◆ **EXERCISE DIRECTIONS**
Starting at the first line of the listing below, repeat each line exactly until the line containing "const xTicks = [-6,-4,-2,0,2,4,6];", which you include. Leave out pictures.

— Start of SOURCE DATA —

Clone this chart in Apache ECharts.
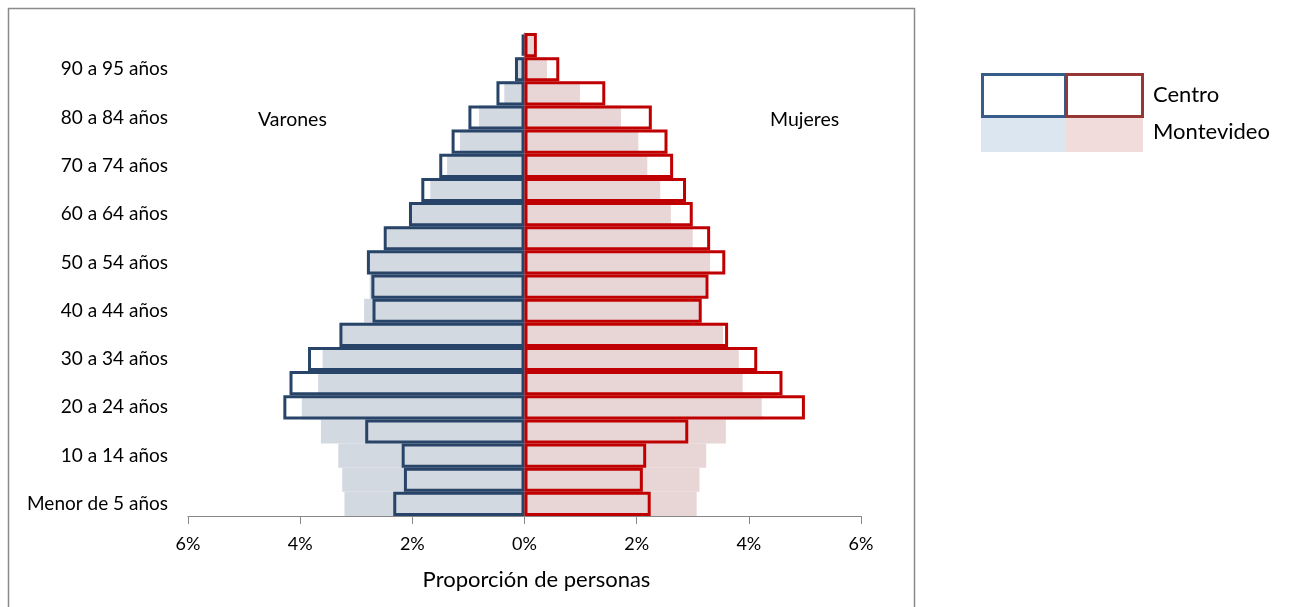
<!DOCTYPE html>
<html>
<head>
<meta charset="utf-8">
<script src="https://cdn.jsdelivr.net/npm/echarts@6/dist/echarts.min.js"></script>
<style>
html,body{margin:0;padding:0;background:#fff;}
#chart{width:1290px;height:607px;}
</style>
</head>
<body>
<div id="chart"></div>
<script>
const categories = ["Menor de 5 años","5 a 9 años","10 a 14 años","15 a 19 años","20 a 24 años","25 a 29 años","30 a 34 años","35 a 39 años","40 a 44 años","45 a 49 años","50 a 54 años","55 a 59 años","60 a 64 años","65 a 69 años","70 a 74 años","75 a 79 años","80 a 84 años","85 a 89 años","90 a 95 años","95 años y más"];
const centroVarones = [2.34,2.15,2.19,2.84,4.30,4.19,3.86,3.30,2.71,2.73,2.81,2.51,2.06,1.84,1.52,1.30,1.00,0.50,0.17,0.05];
const centroMujeres = [2.25,2.11,2.17,2.92,5.00,4.60,4.15,3.63,3.16,3.28,3.58,3.31,3.00,2.88,2.65,2.55,2.27,1.44,0.62,0.22];
const mvdVarones = [3.21,3.25,3.32,3.63,3.97,3.68,3.60,3.28,2.86,2.76,2.78,2.45,2.02,1.68,1.38,1.15,0.81,0.36,0.12,0.03];
const mvdMujeres = [3.07,3.12,3.24,3.59,4.23,3.89,3.82,3.54,3.13,3.22,3.31,3.00,2.61,2.42,2.19,2.03,1.72,0.99,0.40,0.16];
const xTicks = [-6,-4,-2,0,2,4,6];

const FONT = 'Lato';
const neg = a => a.map(v => -v);

const chart = echarts.init(document.getElementById('chart'), null, {renderer:'canvas'});
chart.setOption({
  animation:false,
  textStyle:{fontFamily:FONT},
  grid:{left:188,right:429,top:33,bottom:91,containLabel:false},
  xAxis:{
    type:'value',min:xTicks[0],max:xTicks[xTicks.length-1],interval:2,
    axisLine:{show:true,lineStyle:{color:'#888',width:1}},
    axisTick:{show:true,length:8,lineStyle:{color:'#888'}},
    splitLine:{show:false},
    axisLabel:{formatter:v=>Math.abs(v)+'%',color:'#000',fontSize:18,fontFamily:FONT,margin:19},
    name:'Proporción de personas',nameLocation:'middle',nameGap:53,
    nameTextStyle:{color:'#000',fontSize:22,fontFamily:FONT,padding:[0,0,0,24]}
  },
  yAxis:[{
    type:'category',data:categories,
    axisLine:{show:false,onZero:false},
    axisTick:{show:false},
    axisLabel:{interval:1,color:'#000',fontSize:19,fontFamily:FONT,margin:20}
  },{
    type:'category',data:categories,
    axisLine:{show:true,onZero:true,lineStyle:{color:'#888'}},
    axisTick:{show:true,interval:0,length:5,lineStyle:{color:'#888'}},
    axisLabel:{show:false}
  }],
  series:[
    {name:'Montevideo Varones',type:'bar',data:neg(mvdVarones),barGap:'-100%',barCategoryGap:0,
      itemStyle:{color:'#D3D9E1'},z:1},
    {name:'Montevideo Mujeres',type:'bar',data:mvdMujeres,barGap:'-100%',barCategoryGap:0,
      itemStyle:{color:'#E8D6D6'},z:1},
    {name:'Centro Varones',type:'bar',data:neg(centroVarones),barGap:'-100%',barCategoryGap:0,
      itemStyle:{color:'rgba(0,0,0,0)',borderColor:'#284468',borderWidth:3},z:3},
    {name:'Centro Mujeres',type:'bar',data:centroMujeres,barGap:'-100%',barCategoryGap:0,
      itemStyle:{color:'rgba(0,0,0,0)',borderColor:'#C00000',borderWidth:3},z:4}
  ],
  graphic:[
    {type:'rect',shape:{x:8.5,y:8.5,width:906,height:620},style:{fill:'none',stroke:'#8a8a8a',lineWidth:1.5},z:-10,silent:true},
    {type:'text',left:258,top:110,style:{text:'Varones',fontSize:19.5,fontFamily:FONT,fill:'#000'}},
    {type:'text',left:770,top:110,style:{text:'Mujeres',fontSize:19.5,fontFamily:FONT,fill:'#000'}},
    {type:'rect',shape:{x:982.5,y:74.5,width:83,height:42},style:{fill:'#fff',stroke:'#385D8A',lineWidth:3}},
    {type:'rect',shape:{x:1066.5,y:74.5,width:76,height:42},style:{fill:'#fff',stroke:'#953735',lineWidth:3}},
    {type:'rect',shape:{x:981,y:118,width:85,height:34},style:{fill:'#DCE6F1'}},
    {type:'rect',shape:{x:1066,y:118,width:77,height:34},style:{fill:'#F2DCDB'}},
    {type:'text',left:1153,top:84,style:{text:'Centro',fontSize:22,fontFamily:FONT,fill:'#000'}},
    {type:'text',left:1153,top:121,style:{text:'Montevideo',fontSize:22,fontFamily:FONT,fill:'#000'}}
  ]
});
</script>
</body>
</html>
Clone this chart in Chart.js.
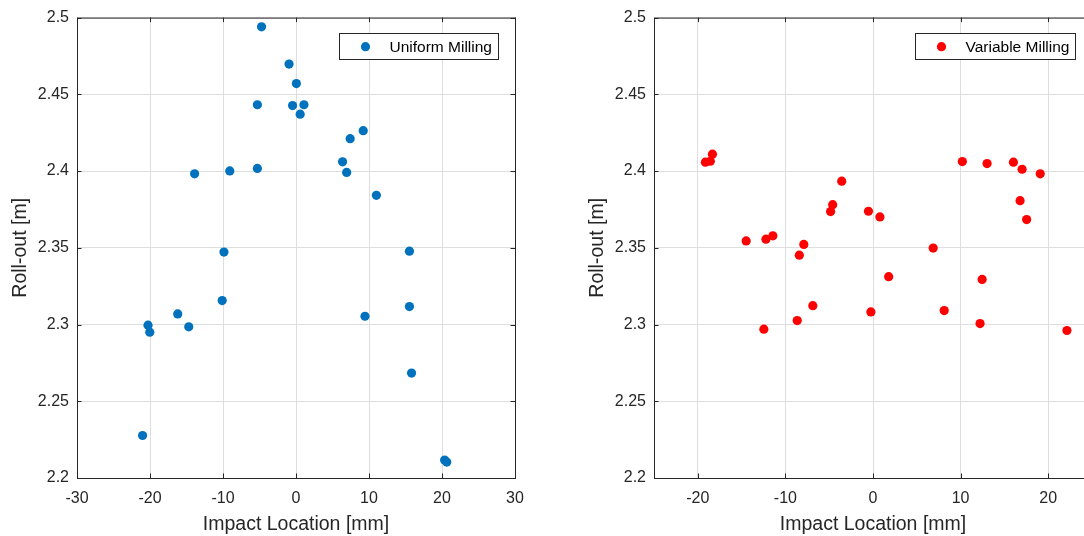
<!DOCTYPE html>
<html><head><meta charset="utf-8">
<script src="https://cdn.jsdelivr.net/npm/chart.js@4/dist/chart.umd.min.js"></script>
<style>
html,body{margin:0;padding:0;background:#fff;overflow:hidden;width:1084px;height:536px;position:relative;}
.wrap{position:absolute;top:0;width:540px;height:536px;}
</style></head><body>
<div class="wrap" style="left:0"><canvas id="c1"></canvas></div>
<div class="wrap" style="left:577px"><canvas id="c2"></canvas></div>
<script>
// ---- data ----
const uniformLabel = 'Uniform Milling';
const uniformX = [-4.72,-0.95,0.05,-5.29,-0.47,1.09,0.57,9.21,7.42,6.38,6.94,-5.29,-9.07,-13.89,11.01,-9.87,15.54,-10.11,-16.2,-20.27,-20.03,-14.69,9.45,15.54,15.83,-21.02,20.36,20.65];
const uniformY = [2.494,2.4697,2.457,2.4432,2.4427,2.4432,2.4371,2.4263,2.4211,2.406,2.3991,2.4017,2.4001,2.3982,2.3842,2.3472,2.3478,2.3156,2.3069,2.2996,2.295,2.2985,2.3054,2.3117,2.2684,2.2277,2.2117,2.2104];

const variableLabel = 'Variable Milling';
const variableX = [-19.13,-18.57,-18.33,-14.48,-12.22,-11.43,-8.41,-7.90,-4.84,-4.60,-3.57,-0.52,0.79,6.87,10.20,13.02,16.03,17.02,19.09,16.79,17.54,1.79,12.46,-6.87,-0.24,8.13,-8.65,-12.46,12.22,22.14];
const variableY = [2.4058,2.4064,2.411,2.3545,2.3556,2.3578,2.3452,2.3522,2.3736,2.3781,2.3934,2.3738,2.3701,2.3498,2.4062,2.4049,2.4058,2.4012,2.3982,2.3807,2.3684,2.3312,2.3294,2.3123,2.3082,2.3091,2.3026,2.297,2.3006,2.2961];

const leftXTicks = [-30,-20,-10,0,10,20,30];
const rightXTicks = [-20,-10,0,10,20];
const yTicks = [2.2,2.25,2.3,2.35,2.4,2.45,2.5];
const yTickLabels = ['2.2','2.25','2.3','2.35','2.4','2.45','2.5'];
const xTitle = 'Impact Location [mm]';
const yTitle = 'Roll-out [m]';

// ---- styling ----
const FONT = '"Liberation Sans", Arial, Helvetica, sans-serif';
const DARK = '#262626';

const framePlugin = {
  id: 'frame',
  afterDatasetsDraw(chart, args, opts) {
    const {ctx, chartArea: a, scales: {x, y}} = chart;
    ctx.save();
    ctx.strokeStyle = DARK;
    ctx.lineWidth = 1;
    ctx.beginPath();
    x.ticks.forEach(t => {
      const px = Math.round(x.getPixelForValue(t.value)) + 0.5;
      ctx.moveTo(px, a.bottom); ctx.lineTo(px, a.bottom - 4.5);
      ctx.moveTo(px, a.top); ctx.lineTo(px, a.top + 4.5);
    });
    y.ticks.forEach(t => {
      const py = Math.round(y.getPixelForValue(t.value)) + 0.5;
      ctx.moveTo(a.left, py); ctx.lineTo(a.left + 4.5, py);
      ctx.moveTo(a.right, py); ctx.lineTo(a.right - 4.5, py);
    });
    ctx.stroke();
    ctx.strokeRect(a.left + 0.5, a.top + 0.5, a.right - a.left, a.bottom - a.top);

    // legend box
    const ds = chart.data.datasets[0];
    ctx.font = '15.5px ' + FONT;
    const tw = ctx.measureText(ds.label).width;
    const bx1 = Math.round(a.right - 17) + 0.5;
    const bx0 = Math.round(bx1 - tw - 57) + 0.5;
    const by0 = 33.5, by1 = 59.5;
    ctx.fillStyle = '#fff';
    ctx.fillRect(bx0, by0, bx1 - bx0, by1 - by0);
    ctx.strokeStyle = DARK;
    ctx.strokeRect(bx0, by0, bx1 - bx0, by1 - by0);
    ctx.fillStyle = ds.backgroundColor;
    ctx.beginPath();
    ctx.arc(bx0 + 26, 46.7, 4.6, 0, Math.PI * 2);
    ctx.fill();
    ctx.fillStyle = '#000';
    ctx.textBaseline = 'middle';
    ctx.textAlign = 'left';
    ctx.fillText(ds.label, bx0 + 50, 47.5);
    ctx.restore();
  }
};

function makeChart(id, label, xs, ys, color, xmin, xmax, xticks) {
  const pts = xs.map((v, i) => ({x: v, y: ys[i]}));
  return new Chart(document.getElementById(id), {
    type: 'scatter',
    data: {datasets: [{label: label, data: pts, backgroundColor: color, borderColor: color,
      pointRadius: 4.6, pointBorderWidth: 0, pointHoverRadius: 4.6}]},
    options: {
      responsive: true, maintainAspectRatio: false, animation: false, events: [],
      layout: {padding: {top: 16, right: 25, left: 0, bottom: 0}},
      plugins: {legend: {display: false}, tooltip: {enabled: false}},
      scales: {
        x: {
          type: 'linear', min: xmin, max: xmax,
          afterBuildTicks: s => { s.ticks = xticks.map(v => ({value: v})); },
          afterFit: s => { s.height = 58; },
          grid: {color: '#dedede', lineWidth: 1, drawTicks: false},
          border: {display: false},
          ticks: {autoSkip: false, maxRotation: 0, padding: 11, color: DARK,
            font: {size: 16, family: FONT}, callback: v => String(v)},
          title: {display: true, text: xTitle, color: DARK, font: {size: 19.5, family: FONT},
            padding: {top: 0, bottom: 0}}
        },
        y: {
          type: 'linear', min: 2.2, max: 2.5,
          afterBuildTicks: s => { s.ticks = yTicks.map(v => ({value: v})); },
          afterFit: s => { s.width = 77; },
          grid: {color: '#dedede', lineWidth: 1, drawTicks: false},
          border: {display: false},
          ticks: {autoSkip: false, padding: 8, color: DARK,
            font: {size: 16, family: FONT}, callback: (v, i) => yTickLabels[i]},
          title: {display: true, text: yTitle, color: DARK, font: {size: 19.5, family: FONT},
            padding: {top: 8.5, bottom: 0}}
        }
      }
    },
    plugins: [framePlugin]
  });
}

makeChart('c1', uniformLabel, uniformX, uniformY, '#0072BD', -30, 30, leftXTicks);
makeChart('c2', variableLabel, variableX, variableY, '#FF0000', -25, 25, rightXTicks);
</script>
</body></html>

— End of SOURCE DATA —

◆ **CORRECT RESULT**
Clone this chart in Apache ECharts.
<!DOCTYPE html>
<html>
<head>
<meta charset="utf-8">
<script src="https://cdn.jsdelivr.net/npm/echarts@6/dist/echarts.min.js"></script>
<style>
html,body{margin:0;padding:0;background:#fff;}
#chart{width:1290px;height:607px;}
</style>
</head>
<body>
<div id="chart"></div>
<script>
const categories = ["Menor de 5 años","5 a 9 años","10 a 14 años","15 a 19 años","20 a 24 años","25 a 29 años","30 a 34 años","35 a 39 años","40 a 44 años","45 a 49 años","50 a 54 años","55 a 59 años","60 a 64 años","65 a 69 años","70 a 74 años","75 a 79 años","80 a 84 años","85 a 89 años","90 a 95 años","95 años y más"];
const centroVarones = [2.34,2.15,2.19,2.84,4.30,4.19,3.86,3.30,2.71,2.73,2.81,2.51,2.06,1.84,1.52,1.30,1.00,0.50,0.17,0.05];
const centroMujeres = [2.25,2.11,2.17,2.92,5.00,4.60,4.15,3.63,3.16,3.28,3.58,3.31,3.00,2.88,2.65,2.55,2.27,1.44,0.62,0.22];
const mvdVarones = [3.21,3.25,3.32,3.63,3.97,3.68,3.60,3.28,2.86,2.76,2.78,2.45,2.02,1.68,1.38,1.15,0.81,0.36,0.12,0.03];
const mvdMujeres = [3.07,3.12,3.24,3.59,4.23,3.89,3.82,3.54,3.13,3.22,3.31,3.00,2.61,2.42,2.19,2.03,1.72,0.99,0.40,0.16];
const xTicks = [-6,-4,-2,0,2,4,6];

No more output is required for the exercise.